When natural impacts occur in space, asteroid debris flies off at the point of collision between the objects.
The tail of particles that form from the asteroid debris can help determine its physical characteristics. NASA’s Double Asteroid Redirection Test mission enabled a team of scientists to observe this phenomenon as it happened for the first time.
The study, ‘Ejecta from the DART-produced active asteroid Dimorphos,’ is published in the journal Nature and focused on the Hubble Space Telescope’s measurements of the asteroid’s ejecta, beginning 15 minutes after the impact to 18.5 days after the impact. A video details its exact evolution and how it changed over time.
Why is the study of debris important in space exploration?
“My work on this mission so far has been to study the heliocentric changes to the orbit of Didymos and its smaller moon Dimorphos—the target of the DART spacecraft,” said Rahil Makadia, a PhD student in the Department of Aerospace Engineering at the University of Illinois
“Even though it hit the secondary, there are still some changes in the entire system’s orbit around the Sun because it feels the impact’s consequences. The ejecta that escapes the system provides an extra boost besides the impact. So, to accurately determine where the system will be in 100 years, you need to know the contribution of the asteroid debris that escaped the system.”
The team observed a 33-minute change in the orbit after DART’s impact. If no asteroid debris were present, the period change would have been less than 33 minutes. However, because some ejecta escaped the gravitational pull of Dimorphos, the orbit period change is higher than if there were no ejecta at all.
Makadia explained: “After a few days, the primary force acting on these asteroid debris particles becomes solar radiation pressure. The photons emitted from the Sun exert an acceleration on these small particles, and they evolve into a straight tail in an anti-solar direction.

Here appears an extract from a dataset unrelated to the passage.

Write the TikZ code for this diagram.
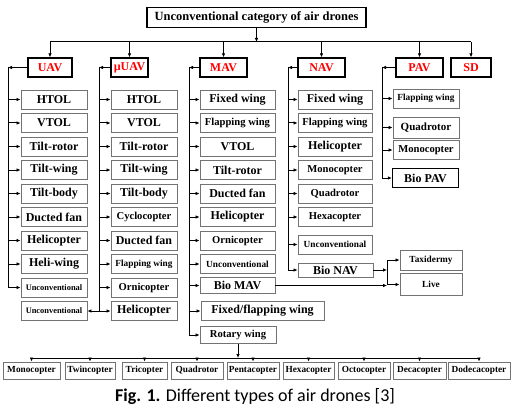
\documentclass[tikz,border=0pt]{standalone}
\usepackage{fontspec}
\setmainfont{Liberation Serif}
\newfontfamily\capfont{Carlito}
\usetikzlibrary{arrows.meta}
\newcommand{\fsbig}{\fontsize{12}{13}\selectfont}
\newcommand{\fsmid}{\fontsize{10.6}{12}\selectfont}
\newcommand{\fssml}{\fontsize{9.3}{10}\selectfont}
\newcommand{\fstny}{\fontsize{8.4}{9}\selectfont}

\begin{document}
\begin{tikzpicture}[x=1pt, y=-1pt,
    top/.style={draw, line width=1.3pt, font=\bfseries\fontsize{12.5}{14}\selectfont,
                minimum width=219pt, minimum height=20pt, inner sep=0pt},
    cat/.style={draw, line width=1.4pt, text=red, font=\bfseries\fsbig,
                minimum height=19pt, inner sep=0pt},
    box/.style={draw=black!55, line width=0.9pt, font=\bfseries\fsbig,
                minimum height=19pt, inner sep=0pt},
    ucol/.style={box, minimum width=66pt},
    acol/.style={box, minimum width=75pt},
    ncol/.style={box, minimum width=74pt},
    bcol/.style={box, minimum height=17pt, font=\bfseries\fssml},
    arrow/.style={-{Latex[length=4pt,width=3.6pt]}, line width=1pt},
    line/.style={line width=1pt}
  ]
    \useasboundingbox (0,0) rectangle (520,420);

    \node[top] (root) at (256.5,17.5) {Unconventional category of air drones};

    \node[cat, minimum width=44pt] (uav)  at (50,67.5)    {UAV};
    \node[cat, minimum width=37pt] (muav) at (129.5,67.5) {µUAV};
    \node[cat, minimum width=47pt] (mav)  at (223.5,67.5) {MAV};
    \node[cat, minimum width=47pt] (nav)  at (321.5,67.5) {NAV};
    \node[cat, minimum width=47pt] (pav)  at (419.5,67.5) {PAV};
    \node[cat, minimum width=40pt] (sd)   at (471,67.5)   {SD};

    % UAV
    \node[ucol] (u1)  at (54,99.5) {HTOL};
    \node[ucol] (u2)  at (54,123)  {VTOL};
    \node[ucol] (u3)  at (54,146.5) {Tilt-rotor};
    \node[ucol] (u4)  at (54,170)  {Tilt-wing};
    \node[ucol] (u5)  at (54,193.5) {Tilt-body};
    \node[ucol] (u6)  at (54,217)  {Ducted fan};
    \node[ucol] (u7)  at (54,240.5) {Helicopter};
    \node[ucol] (u8)  at (54,264)  {Heli-wing};
    \node[ucol, font=\bfseries\fstny] (u9)  at (54,287.5) {Unconventional};
    \node[ucol, font=\bfseries\fstny] (u10) at (54,311)  {Unconventional};

    % muUAV
    \node[ucol] (m1)  at (144,99.5) {HTOL};
    \node[ucol] (m2)  at (144,123)  {VTOL};
    \node[ucol] (m3)  at (144,146.5) {Tilt-rotor};
    \node[ucol] (m4)  at (144,170)  {Tilt-wing};
    \node[ucol] (m5)  at (144,193.5) {Tilt-body};
    \node[ucol, font=\bfseries\fsmid] (m6) at (144,217) {Cyclocopter};
    \node[ucol] (m7)  at (144,240.5) {Ducted fan};
    \node[ucol, font=\bfseries\fssml] (m8) at (144,264) {Flapping wing};
    \node[ucol, font=\bfseries\fsmid] (m9) at (144,287.5) {Ornicopter};
    \node[ucol] (m10) at (144,311)  {Helicopter};

    % MAV
    \node[acol] (a1) at (237.5,99.5) {Fixed wing};
    \node[acol, font=\bfseries\fsmid] (a2) at (237.5,123) {Flapping wing};
    \node[acol] (a3) at (237.5,146.5) {VTOL};
    \node[acol] (a4) at (237.5,170)  {Tilt-rotor};
    \node[acol] (a5) at (237.5,193.5) {Ducted fan};
    \node[acol] (a6) at (237.5,217)  {Helicopter};
    \node[acol, font=\bfseries\fsmid] (a7) at (237.5,240.5) {Ornicopter};
    \node[acol, font=\bfseries\fssml] (a8) at (237.5,264) {Unconventional};
    \node[acol, minimum height=16pt] (biomav) at (237.5,285.5) {Bio MAV};
    \node[box, minimum width=123pt] (fixflap) at (262.5,311) {Fixed/flapping wing};
    \node[box, minimum width=76pt, minimum height=17pt, font=\bfseries\fsmid] (rotary) at (238,335) {Rotary wing};

    % NAV
    \node[ncol] (n1) at (335,99.5) {Fixed wing};
    \node[ncol, font=\bfseries\fsmid] (n2) at (335,123)  {Flapping wing};
    \node[ncol] (n3) at (335,146.5) {Helicopter};
    \node[ncol, font=\bfseries\fsmid] (n4) at (335,170)  {Monocopter};
    \node[ncol, font=\bfseries\fsmid] (n5) at (335,193.5) {Quadrotor};
    \node[ncol, font=\bfseries\fsmid] (n6) at (335,217)  {Hexacopter};
    \node[ncol, font=\bfseries\fssml] (n7) at (335,244.5) {Unconventional};
    \node[box, minimum width=75pt, minimum height=14pt] (bionav) at (335.5,270) {Bio NAV};

    % PAV
    \node[ucol, font=\bfseries\fssml] (p1) at (426,98.5) {Flapping wing};
    \node[ucol, minimum height=21pt, font=\bfseries\fontsize{11}{12}\selectfont] (p2) at (426,127.5) {Quadrotor};
    \node[ucol, font=\bfseries\fsmid] (p3) at (426,150) {Monocopter};
    \node[ucol, draw=black, line width=1.4pt] (biopav) at (425.5,178) {Bio PAV};

    \node[box, minimum width=62pt, minimum height=20pt, font=\bfseries\fssml] (taxi) at (431,260) {Taxidermy};
    \node[box, minimum width=62pt, minimum height=22pt, font=\bfseries\fssml] (live) at (431,284.5) {Live};

    % rotary wing types
    \node[bcol, minimum width=57pt] (b1) at (31.5,370.5) {Monocopter};
    \node[bcol, minimum width=50pt] (b2) at (90,370.5)   {Twincopter};
    \node[bcol, minimum width=45pt] (b3) at (144.5,370.5) {Tricopter};
    \node[bcol, minimum width=52pt] (b4) at (197,370.5)  {Quadrotor};
    \node[bcol, minimum width=52pt] (b5) at (253,370.5)  {Pentacopter};
    \node[bcol, minimum width=51pt] (b6) at (308.5,370.5) {Hexacopter};
    \node[bcol, minimum width=52pt] (b7) at (364,370.5)  {Octocopter};
    \node[bcol, minimum width=53pt] (b8) at (419.5,370.5) {Decacopter};
    \node[bcol, minimum width=62pt] (b9) at (479,370.5)  {Dodecacopter};

    \node[font=\capfont\fontsize{18}{20}\selectfont] (cap) at (255,397)
      {\textbf{Fig. 1.} Different types of air drones [3]};

    % bus lines and spines
    \coordinate (bus)  at (0,42);
    \coordinate (bbus) at (0,358);
    \coordinate (su) at (8,0);
    \coordinate (sm) at (99,0);
    \coordinate (sa) at (189,0);
    \coordinate (sn) at (288,0);
    \coordinate (sp) at (382,0);
    \coordinate (jn) at (387,0);

    \draw[arrow] (root) -- (root |- bus);
    \draw[line]  (uav |- bus) -- (sd |- bus);
    \draw[arrow] (uav |- bus)  -- (uav);
    \draw[arrow] (muav |- bus) -- (muav);
    \draw[arrow] (mav |- bus)  -- (mav);
    \draw[arrow] (nav |- bus)  -- (nav);
    \draw[arrow] (pav |- bus)  -- (pav);
    \draw[arrow] (sd |- bus)   -- (sd);

    % UAV branch
    \draw[arrow] (uav.west) -- (uav.west -| su);
    \draw[arrow] (uav.west -| su) |- (u9);
    \draw[arrow] (u1 -| su) -- (u1);
    \draw[arrow] (u2 -| su) -- (u2);
    \draw[arrow] (u3 -| su) -- (u3);
    \draw[arrow] (u4 -| su) -- (u4);
    \draw[arrow] (u5 -| su) -- (u5);
    \draw[arrow] (u6 -| su) -- (u6);
    \draw[arrow] (u7 -| su) -- (u7);
    \draw[arrow] (u8 -| su) -- (u8);

    % muUAV branch
    \draw[arrow] (muav.west) -- (muav.west -| sm);
    \draw[line]  (muav.west -| sm) -- (m10 -| sm);
    \draw[arrow] (m1 -| sm) -- (m1);
    \draw[arrow] (m2 -| sm) -- (m2);
    \draw[arrow] (m3 -| sm) -- (m3);
    \draw[arrow] (m4 -| sm) -- (m4);
    \draw[arrow] (m5 -| sm) -- (m5);
    \draw[arrow] (m6 -| sm) -- (m6);
    \draw[arrow] (m7 -| sm) -- (m7);
    \draw[arrow] (m8 -| sm) -- (m8);
    \draw[arrow] (m9 -| sm) -- (m9);
    \draw[arrow] (m10 -| sm) -- (m10);
    \draw[arrow] (m10 -| sm) -- (u10);

    % MAV branch
    \draw[arrow] (mav.west) -- (mav.west -| sa);
    \draw[arrow] (mav.west -| sa) |- (rotary);
    \draw[arrow] (a1 -| sa) -- (a1);
    \draw[arrow] (a2 -| sa) -- (a2);
    \draw[arrow] (a3 -| sa) -- (a3);
    \draw[arrow] (a4 -| sa) -- (a4);
    \draw[arrow] (a5 -| sa) -- (a5);
    \draw[arrow] (a6 -| sa) -- (a6);
    \draw[arrow] (a7 -| sa) -- (a7);
    \draw[arrow] (a8 -| sa) -- (a8);
    \draw[arrow] (biomav -| sa) -- (biomav);
    \draw[arrow] (fixflap -| sa) -- (fixflap);

    % NAV branch
    \draw[arrow] (nav.west) -- (nav.west -| sn);
    \draw[arrow] (nav.west -| sn) |- (bionav);
    \draw[arrow] (n1 -| sn) -- (n1);
    \draw[arrow] (n2 -| sn) -- (n2);
    \draw[arrow] (n3 -| sn) -- (n3);
    \draw[arrow] (n4 -| sn) -- (n4);
    \draw[arrow] (n5 -| sn) -- (n5);
    \draw[arrow] (n6 -| sn) -- (n6);
    \draw[arrow] (n7 -| sn) -- (n7);

    % PAV branch
    \draw[arrow] (pav.west) -- (pav.west -| sp);
    \draw[arrow] (pav.west -| sp) |- (biopav);
    \draw[arrow] (p1 -| sp) -- (p1);
    \draw[arrow] (p2 -| sp) -- (p2);
    \draw[arrow] (p3 -| sp) -- (p3);

    % bio drones
    \draw[arrow] (bionav) -- (bionav -| jn);
    \draw[arrow] (biomav) -- (biomav -| jn);
    \draw[line]  (taxi -| jn) -- (live -| jn);
    \draw[arrow] (taxi -| jn) -- (taxi);
    \draw[arrow] (live -| jn) -- (live);

    % rotary wing types
    \draw[arrow] (rotary) -- (rotary |- bbus);
    \draw[line]  (b1 |- bbus) -- (b9 |- bbus);
    \draw[arrow] (b1 |- bbus) -- (b1);
    \draw[arrow] (b2 |- bbus) -- (b2);
    \draw[arrow] (b3 |- bbus) -- (b3);
    \draw[arrow] (b4 |- bbus) -- (b4);
    \draw[arrow] (b5 |- bbus) -- (b5);
    \draw[arrow] (b6 |- bbus) -- (b6);
    \draw[arrow] (b7 |- bbus) -- (b7);
    \draw[arrow] (b8 |- bbus) -- (b8);
    \draw[arrow] (b9 |- bbus) -- (b9);
  \end{tikzpicture}
\end{document}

“There have been cases in which it was determined that a natural impact caused the observed active asteroid. But because this one was very much intended, we could have telescopes pointed at it before and after the impact and study its evolution.”
The data about how asteroid debris evolves will be used to understand how the entire system’s orbit changes. Makadia commented: “Now that we have this treasure trove of data, we can make educated guesses about other tails we might observe.
“Depending on what kind of particles are in the tail and their sizes, we can figure out how long ago that impact happened. We will also be able to understand the ejecta that escape the system and change the entire system’s heliocentric orbit.”
Using computational methods to observe simulations
The entire study of the asteroid debris was based on computational simulations. Makadia said: “To calculate where an asteroid will be on a given date, we need to propagate all the possible locations that the asteroid could be at an initial time, not just one nominal solution.
“That requires a lot of computational power and understanding of how orbits are affected by small forces, like solar radiation pressure, as well as gravity from all kinds of sources within the Solar System.”
He concluded: “I developed simulations to study the heliocentric changes when I started working on my PhD to ensure we have a propagator that can impart all these impulses that are coming from the escaping debris. Now I’m developing an orbit determination tool, so once we have enough observations, we can extract this information about the heliocentric change to the system.”